Friday, April 17, 2009
Some Thoughts from Secretary Gates
--we need to stop thinking about a black and white distinction between "irregular warfare" and "conventional warfare" and start thinking about a spectrum of conflict. Even near-peer competitors of the United States may resort to irregular or assymetric means to counter U.S. advantages. So the U.S. military and national security apparatus has to be able to respond flexibly.
--our defense posture must be rooted in "real world assessments" and take into account U.S. limits. (Shades of Walter Lippmann?)

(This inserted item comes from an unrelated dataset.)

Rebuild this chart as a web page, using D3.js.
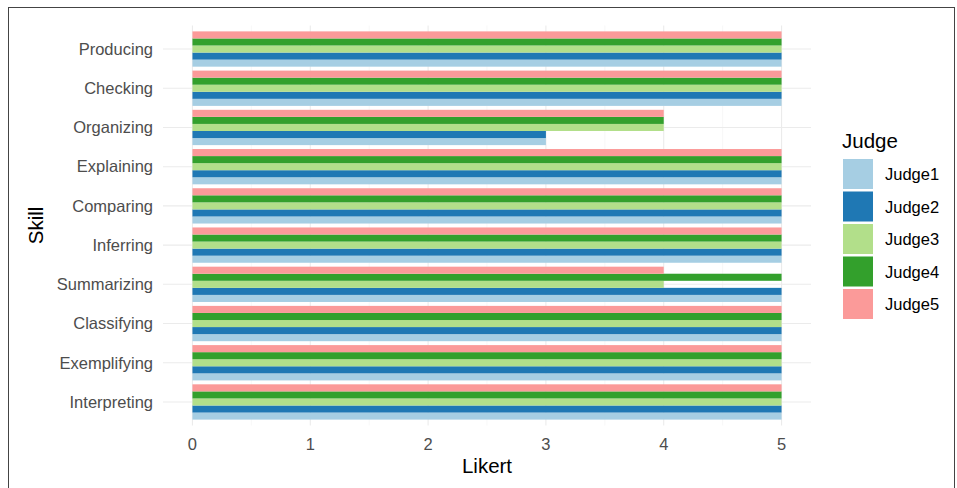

--you continue to purchase systems that are proven to be first in their class rather than buying things that are based on promising but yet unproven technologies. Listening to this, I was struck by the comparison with the Russian space program, which continues to use tried and true technologies rather than trying to develop new things for the sake of newness. If the Soyuz capsule works, stick with it--and try to modify it if there are new missions before going to the drawing boards for something completely new.
--his take on the military priorities of rising powers: they are not going to bankrupt themselves trying to match the U.S., particularly in trying to compete ship for ship with our navy. So he doesn't expect any arms races a la Britain/Germany prior to World War I. That's the good news. The not so good news: rising powers will concentrate their efforts on finding ways to neutralize U.S. capabilities.